Purtroppo, ciò è un vizio tutto italiano: prima si usava l’esposizione sociale di se stessi per esprimersi, farsi conoscere ed, ahimè, anche mettersi in mostra sbandierando il possesso di beni di lusso, auto, vestiti, orologi e così via; ora il tutto si è trasferito nel mondo virtuale e le dinamiche sono alquanto peggiorate.

Libertà di espressione che sconfina in offese, totale mancanza di rispetto per le opinioni altrui, attività costante di mettere in cattiva luce individui che hanno la sola colpa di avere successo nella vita.

Per non parlare poi della politica (già sclerotica e malata di corruzione endemica), o meglio, degli individui che fanno politica perché la corruzione non è una pratica astratta ma un vero e proprio intento di comprare chi si vende per pochi spiccioli o grandi capitali.

Se capita di leggere i commenti ad un post di un qualsiasi esponente politico, infatti, 9 su 10 contengono odio o volgarità, offese personali ed oltraggio a cariche dello Stato ed in alcune aree addirittura odio per le Forze dell’Ordine ed esaltazione dei criminali, anche perché uno dei miti della società malata e distorta in cui viviamo è l’assunto “più sei criminale e più sei rispettato”.

È tutto sbagliato, “la gigantesca onda digitale social” che ha ricoperto le masse ha spazzato via soprattutto la morale, l’etica ed il rispetto; esiste un solo Dio: il denaro, esiste un solo credo: il proprio, e chi la pensa diversamente va “eliminato”, esiste soltanto l’apparire e non l’essere, e così via.

Non è che prima dei social queste dinamiche fossero sconosciute ma, almeno, i cosiddetti “infangatori” seriali erano limitati alla loro ristretta e becera cerchia di amicizie e non ad un pubblico di milioni, e miliardi, di individui.

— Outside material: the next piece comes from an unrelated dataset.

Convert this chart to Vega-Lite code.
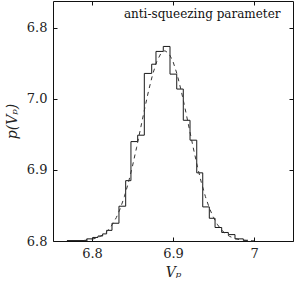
{
  "$schema": "https://vega.github.io/schema/vega-lite/v6.json",
  "autosize": "none",
  "width": 240,
  "height": 240,
  "padding": {"left": 53, "top": 1, "right": 1, "bottom": 41},
  "background": "white",
  "title": {
    "text": "anti-squeezing parameter",
    "anchor": "end",
    "orient": "top",
    "offset": -20,
    "dx": -13,
    "font": "DejaVu Serif",
    "fontSize": 12,
    "fontWeight": "normal",
    "color": "#111"
  },
  "datasets": {
    "hist": [
      {"v": 6.7691, "p": 0.006},
      {"v": 6.7935, "p": 0.03},
      {"v": 6.8012, "p": 0.05},
      {"v": 6.8074, "p": 0.07},
      {"v": 6.8132, "p": 0.1},
      {"v": 6.8181, "p": 0.15},
      {"v": 6.8247, "p": 0.25},
      {"v": 6.8333, "p": 0.49},
      {"v": 6.8416, "p": 0.85},
      {"v": 6.8481, "p": 1.40},
      {"v": 6.8564, "p": 1.49},
      {"v": 6.8646, "p": 2.36},
      {"v": 6.8737, "p": 2.49},
      {"v": 6.8790, "p": 2.67},
      {"v": 6.8880, "p": 2.74},
      {"v": 6.8963, "p": 2.35},
      {"v": 6.9046, "p": 2.14},
      {"v": 6.9127, "p": 1.70},
      {"v": 6.9210, "p": 1.42},
      {"v": 6.9293, "p": 0.96},
      {"v": 6.9367, "p": 0.48},
      {"v": 6.9448, "p": 0.32},
      {"v": 6.9519, "p": 0.19},
      {"v": 6.9601, "p": 0.12},
      {"v": 6.9683, "p": 0.09},
      {"v": 6.9765, "p": 0.03},
      {"v": 6.9868, "p": 0.01},
      {"v": 6.9926, "p": 0.01}
    ],
    "fit": [
      {"v": 6.790, "p": 0.0079},
      {"v": 6.795, "p": 0.014},
      {"v": 6.800, "p": 0.024},
      {"v": 6.805, "p": 0.040},
      {"v": 6.810, "p": 0.0645},
      {"v": 6.815, "p": 0.101},
      {"v": 6.820, "p": 0.154},
      {"v": 6.825, "p": 0.229},
      {"v": 6.830, "p": 0.329},
      {"v": 6.835, "p": 0.460},
      {"v": 6.840, "p": 0.625},
      {"v": 6.845, "p": 0.824},
      {"v": 6.850, "p": 1.055},
      {"v": 6.855, "p": 1.313},
      {"v": 6.860, "p": 1.587},
      {"v": 6.865, "p": 1.862},
      {"v": 6.870, "p": 2.123},
      {"v": 6.875, "p": 2.351},
      {"v": 6.880, "p": 2.528},
      {"v": 6.885, "p": 2.641},
      {"v": 6.890, "p": 2.680},
      {"v": 6.895, "p": 2.641},
      {"v": 6.900, "p": 2.528},
      {"v": 6.905, "p": 2.351},
      {"v": 6.910, "p": 2.123},
      {"v": 6.915, "p": 1.862},
      {"v": 6.920, "p": 1.587},
      {"v": 6.925, "p": 1.313},
      {"v": 6.930, "p": 1.055},
      {"v": 6.935, "p": 0.824},
      {"v": 6.940, "p": 0.625},
      {"v": 6.945, "p": 0.460},
      {"v": 6.950, "p": 0.329},
      {"v": 6.955, "p": 0.229},
      {"v": 6.960, "p": 0.154},
      {"v": 6.965, "p": 0.101},
      {"v": 6.970, "p": 0.0645},
      {"v": 6.975, "p": 0.040},
      {"v": 6.980, "p": 0.024},
      {"v": 6.985, "p": 0.014},
      {"v": 6.990, "p": 0.0079},
      {"v": 6.995, "p": 0.0044},
      {"v": 7.000, "p": 0.0023}
    ]
  },
  "layer": [
    {
      "data": {"name": "hist"},
      "mark": {"type": "line", "interpolate": "step-after", "color": "#1a1a1a", "strokeWidth": 1},
      "encoding": {
        "x": {
          "field": "v", "type": "quantitative",
          "scale": {"domain": [6.7519, 7.0481], "nice": false, "zero": false},
          "axis": {
            "orient": "bottom",
            "values": [6.8, 6.9, 7.0],
            "labelExpr": "datum.value == 7 ? '7' : format(datum.value, '.1f')",
            "title": "Vₚ",
            "titleFontStyle": "italic",
            "titlePadding": 5
          }
        },
        "y": {
          "field": "p", "type": "quantitative",
          "scale": {"domain": [0, 3.38], "nice": false, "zero": false},
          "axis": {
            "orient": "left",
            "values": [0, 1, 2, 3],
            "labelExpr": "['6.8','6.9','7.0','6.8'][datum.value]",
            "title": "p(Vₚ)",
            "titleFontStyle": "italic",
            "titlePadding": 7
          }
        }
      }
    },
    {
      "data": {"name": "fit"},
      "mark": {"type": "line", "color": "#333", "strokeWidth": 1, "strokeDash": [4, 4]},
      "encoding": {
        "x": {
          "field": "v", "type": "quantitative",
          "axis": {"orient": "top", "values": [6.8, 6.9, 7.0], "labels": false, "title": null}
        },
        "y": {
          "field": "p", "type": "quantitative",
          "axis": {"orient": "right", "values": [0, 1, 2, 3], "labels": false, "title": null}
        }
      }
    }
  ],
  "resolve": {"axis": {"x": "independent", "y": "independent"}},
  "config": {
    "view": {"stroke": "#111", "strokeWidth": 1},
    "axis": {
      "domain": false,
      "grid": false,
      "ticks": true,
      "tickSize": -4,
      "tickColor": "#111",
      "labelPadding": 10,
      "labelFont": "DejaVu Serif",
      "labelFontSize": 13,
      "labelColor": "#222",
      "titleFont": "DejaVu Serif",
      "titleFontSize": 14,
      "titleFontWeight": "normal",
      "titleColor": "#222"
    }
  }
}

Ciò, inevitabilmente, ha amplificato anche la percezione di se stessi; sui social molti si ritengono immortali, impunibili e professori, questi ultimi soprattutto in ambito di “politica e democrazia”, tradotto: i finti moralisti dell’ultimo minuto che salgono sempre sul carro del vincitore o i classici finti perbenisti che vanno in chiesa la domenica ed una volta fuori son pronti a calpestare anche il crocifisso.

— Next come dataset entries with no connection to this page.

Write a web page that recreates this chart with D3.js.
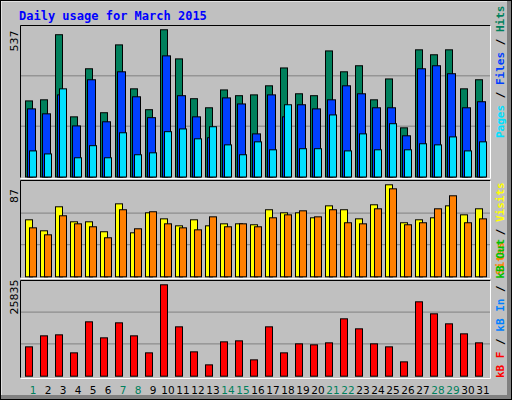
<!DOCTYPE html><html><head><meta charset="utf-8">
<script src="https://cdn.jsdelivr.net/npm/d3@7"></script>
<style>body{margin:0;background:#fff}svg{display:block}</style></head><body>
<script>
const days=d3.range(1,32);
const weekends=[1,7,8,14,15,21,22,28,29];
const hits=[277,281,518,219,394,234,481,321,245,536,430,285,252,317,296,299,332,397,303,296,459,383,405,281,357,179,463,445,463,321,354];
const files=[248,230,299,186,354,201,383,292,216,441,296,219,143,288,266,157,299,219,263,248,281,332,303,252,252,150,394,405,376,252,274];
const pages=[95,84,321,70,114,70,161,81,88,165,175,139,183,117,81,128,99,263,103,103,226,95,157,99,194,99,121,117,146,95,128];
const visits=[53.9,43.5,66.2,52,52,42.6,69,41.6,60.5,54.8,48.2,53.9,48.2,50.1,50.1,49.2,63.4,60.5,60.5,55.8,67.1,63.4,54.8,68.1,87,51.1,53.9,55.8,67.1,58.6,64.3];
const sites=[46.3,39.7,57.7,50.1,47.3,36.9,63.4,45.4,61.5,50.1,46.3,44.4,56.7,47.3,50.1,47.3,55.8,58.6,62.4,56.7,63.4,51.1,50.1,64.3,83.2,49.2,51.1,64.3,76.6,51.1,54.8];
const kbytes=[8297,11409,11692,6600,15369,10843,15086,11409,6600,25835,13955,6883,3206,9712,9994,4620,13955,6600,9146,8863,9429,16218,13389,9146,8297,4054,21026,17632,14803,11975,9429];
const maxLabels=["537","87","25835"];

const W=512,H=400;
const svg=d3.select("body").append("svg").attr("width",W).attr("height",H);
svg.append("rect").attr("width",W).attr("height",H).attr("fill","#c0c0c0");
// 3D border
svg.append("path").attr("d","M0.5,399.5V0.5H511.5").attr("stroke","#fff").attr("stroke-width",2).attr("fill","none");
svg.append("path").attr("d","M1,397H509V1").attr("stroke","#808080").attr("stroke-width",4).attr("fill","none");
svg.append("rect").attr("x",0.5).attr("y",0.5).attr("width",511).attr("height",399).attr("fill","none").attr("stroke","#000");

svg.append("text").attr("x",19).attr("y",20).text("Daily usage for March 2015")
 .attr("font-family","DejaVu Sans Mono").attr("font-weight","bold").attr("font-size",12).attr("fill","#0000ff");

const x=d3.scaleLinear().domain([1,31]).range([25,475]);
const panels=[{t:25,b:177},{t:180,b:277},{t:280,b:377}];
panels.forEach(p=>{
  svg.append("path").attr("d",`M20.5,${p.b+0.5}V${p.t+0.5}H490.5`).attr("stroke","#000").attr("fill","none");
  svg.append("path").attr("d",`M20.5,${p.b+1.5}H490.5V${p.t+0.5}`).attr("stroke","#fff").attr("fill","none");
});
function grid(y0,y1){const h=y0-y1;[1,2].forEach(k=>svg.append("line").attr("x1",21).attr("x2",490).attr("y1",y0-h*k/3).attr("y2",y0-h*k/3).attr("stroke","#808080"));}
const y1=d3.scaleLinear().domain([0,537]).range([176.5,29]);
const y2=d3.scaleLinear().domain([0,87]).range([276.3,184.3]);
const y3=d3.scaleLinear().domain([0,25835]).range([375.7,284.3]);
grid(176.5,25.5);grid(276.3,181.5);grid(375.7,280.3);

function bars(data,y,dx,w,col){
  svg.append("g").selectAll("rect").data(data).join("rect")
   .attr("x",(d,i)=>x(days[i])+dx+0.5).attr("y",d=>y(d)+0.5).attr("width",w).attr("height",d=>y(0)-y(d))
   .attr("fill",col).attr("stroke","#000");
}
bars(hits,y1,0,7,"#00805c");
bars(files,y1,2,8,"#0040ff");
bars(pages,y1,4,7,"#00e0ff");
bars(visits,y2,0,7,"#ffff00");
bars(sites,y2,4,7,"#ff8000");
bars(kbytes,y3,0,7,"#ff0000");

svg.append("g").selectAll("text").data(days).join("text")
 .attr("x",d=>x(d)+8).attr("y",394).attr("text-anchor","middle").text(d=>d)
 .attr("font-family","DejaVu Sans").attr("font-size",10.5)
 .attr("fill",d=>weekends.includes(d)?"#00805c":"#000");

[[41,maxLabels[0]],[196,maxLabels[1]],[297,maxLabels[2]]].forEach(([cy,t])=>{
  svg.append("text").attr("transform",`translate(18,${cy}) rotate(-90)`).attr("text-anchor","middle").text(t)
   .attr("font-family","DejaVu Sans").attr("font-size",11).attr("fill","#000");
});
function rlabel(yb,parts){
  const t=svg.append("text").attr("transform",`translate(504,${yb}) rotate(-90)`)
   .attr("font-family","DejaVu Sans Mono").attr("font-weight","bold").attr("font-size",11);
  parts.forEach(([s,c])=>t.append("tspan").text(s).attr("fill",c));
}
rlabel(138,[["Pages","#00e0ff"],[" / ","#000"],["Files","#0040ff"],[" / ","#000"],["Hits","#00805c"]]);
rlabel(275,[["Sites","#ff8000"],[" / ","#000"],["Visits","#ffff00"]]);
rlabel(378,[["kB F","#ff0000"],[" / ","#000"],["kB In","#0080ff"],[" / ","#000"],["kB Out","#00c000"]]);
</script></body></html>
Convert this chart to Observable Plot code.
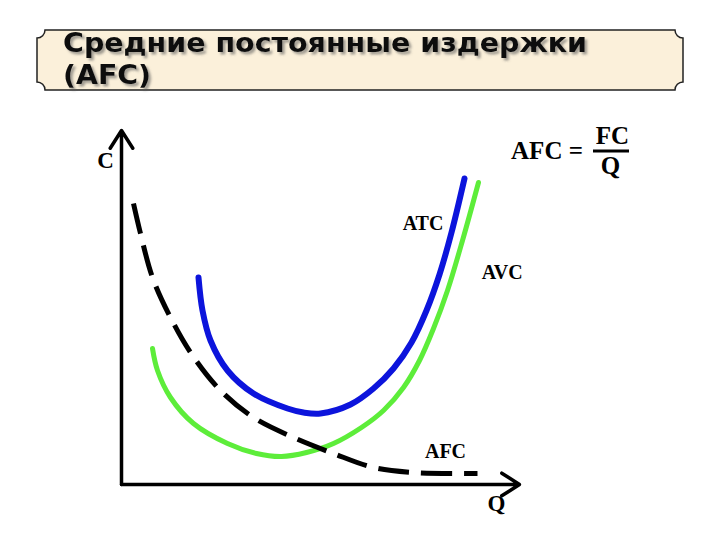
<!DOCTYPE html>
<html>
<head>
<meta charset="utf-8">
<script src="https://cdn.jsdelivr.net/npm/d3@7"></script>
<script src="https://cdn.jsdelivr.net/npm/@observablehq/plot@0.6"></script>
<style>
  html, body { margin: 0; padding: 0; background: #fff; }
  #title { position: relative; width: 720px; height: 105px; }
  #title svg { position: absolute; left: 0; top: 0; }
  #chart svg { display: block; }
</style>
</head>
<body>
<div id="title">
  <svg width="720" height="105" xmlns="http://www.w3.org/2000/svg">
    <defs>
      <filter id="shadow" x="-5%" y="-20%" width="110%" height="150%">
        <feDropShadow dx="2.5" dy="2.5" stdDeviation="0.9" flood-color="#555" flood-opacity="0.55"/>
      </filter>
    </defs>
    <path d="M45,30 L675,30 A8,8 0 0 0 683,38 L683,82 A8,8 0 0 0 675,90 L45,90 A8,8 0 0 0 37,82 L37,38 A8,8 0 0 0 45,30 Z"
          fill="#fbf0da" stroke="#222" stroke-width="1.5"/>
    <g filter="url(#shadow)" font-family="DejaVu Sans" font-weight="bold" font-size="27" fill="#111">
      <text x="63" y="52" textLength="524" lengthAdjust="spacingAndGlyphs">Средние постоянные издержки</text>
      <text x="63" y="84" textLength="88" lengthAdjust="spacingAndGlyphs">(AFC)</text>
    </g>
  </svg>
</div>
<div id="chart"></div>
<script>
// Curve data (Q = output, C = cost)
const afcQ = [12, 19, 31, 49, 71, 99, 132, 172, 212, 252, 292, 342, 356];
const afcC = [281, 251, 207, 167, 129, 94, 67, 47, 31, 17, 12, 11, 11];

const atcQ = [77, 81, 89, 106, 132, 166, 182, 199, 229, 252, 272, 290, 305, 318, 330, 343];
const atcC = [207, 174, 144, 114, 91, 76, 72, 71, 80, 96, 116, 142, 174, 210, 252, 306];

const avcQ = [31, 36, 49, 72, 106, 135, 160, 185, 212, 240, 262, 282, 298, 312, 326, 341, 357];
const avcC = [136, 114, 87, 61, 41, 31, 28, 32, 41, 57, 74, 97, 124, 156, 194, 244, 302];

// Axis extents
const qMax = 398;
const cMax = 354;

// Text labels
const labelText = ["C", "ATC", "AVC", "AFC", "Q"];
const labelQ = [-16, 301.5, 380.7, 324, 375];
const labelC = [324, 260.7, 212.3, 32.5, -19];
const labelSize = [23, 20, 20, 20, 23];

// Formula AFC = FC / Q
const formulaText = ["AFC =", "FC", "Q"];
const formulaQ = [425.5, 491, 489];
const formulaC = [334, 349, 319];
const fracBar = {q1: 472, q2: 508, c: 333.5};

const zip = (xs, ys) => xs.map((x, i) => ({x, y: ys[i]}));
const afc = zip(afcQ, afcC);
const atc = zip(atcQ, atcC);
const avc = zip(avcQ, avcC);
const labels = labelText.map((t, i) => ({t, x: labelQ[i], y: labelC[i], s: labelSize[i]}));
const formula = formulaText.map((t, i) => ({t, x: formulaQ[i], y: formulaC[i]}));

const serif = "Liberation Serif, Times New Roman, serif";

const chart = Plot.plot({
  width: 720,
  height: 435,
  x: {domain: [0, qMax], range: [121, 519], axis: null},
  y: {domain: [0, cMax], range: [379, 25], axis: null},
  style: {background: "#fff"},
  marks: [
    Plot.arrow([{x1: 0, y1: 0, x2: 0, y2: cMax}, {x1: 0, y1: 0, x2: qMax, y2: 0}], {
      x1: "x1", y1: "y1", x2: "x2", y2: "y2",
      stroke: "#000", strokeWidth: 3.5, headLength: 9, headAngle: 65
    }),
    Plot.line(avc, {x: "x", y: "y", curve: "catmull-rom", stroke: "#5ded3a", strokeWidth: 5}),
    Plot.line(atc, {x: "x", y: "y", curve: "catmull-rom", stroke: "#0c14dc", strokeWidth: 6}),
    Plot.line(afc, {x: "x", y: "y", curve: "catmull-rom", stroke: "#000", strokeWidth: 5,
      strokeDasharray: "31,12", strokeLinecap: "butt"}),
    ...labels.map(d => Plot.text([d], {x: "x", y: "y", text: "t", fontSize: d.s, fontWeight: "bold",
      fontFamily: serif, fill: "#000"})),
    Plot.text(formula, {x: "x", y: "y", text: "t", fontSize: 25, fontWeight: "bold",
      fontFamily: serif, fill: "#000"}),
    Plot.ruleY([fracBar], {y: "c", x1: "q1", x2: "q2", stroke: "#000", strokeWidth: 3})
  ]
});
document.getElementById("chart").appendChild(chart);
</script>
</body>
</html>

Urgono delle regole ad hoc, se in una società si adottano strumenti differenti per relazionarsi occorre che il sistema normativo si adegui imponendo alle piattaforme social, innanzitutto, iscrizione solo dietro invio di regolare documento d’identità e codice fiscale, ciò sarebbe già un primo deterrente al libertinaggio senza limiti e senza regole a cui assistiamo ogni giorno aprendo una qualsiasi app.

Sorvolo sui contenuti culturali, è noto a tutti che i tre ambiti più “frequentati” dei social sono calcio, politica (se così la si può definire) e “deficienters” che dettano legge come se fossero i Messia sulla terra e la cosa grave è che hanno anche seguito.

Ma che società è questa?

Non ci si parla più, non ci si scambiano a voce neanche gli auguri per il compleanno o a Natale e Capodanno, messaggi in serie uguali per tutti; le assemblee o riunioni per confrontarsi sono state sostituire dai gruppi virtuali nei quali si fa a gara a chi è più leone da tastiera e così via.

Non credo che aspirare a vivere in una società degna di tal nome, ove vigono le regole non scritte del buon senso e del vivere civile, significhi essere arretrati o riluttanti alla tecnologia, vuol dire semplicemente desiderare una società sana e non malata.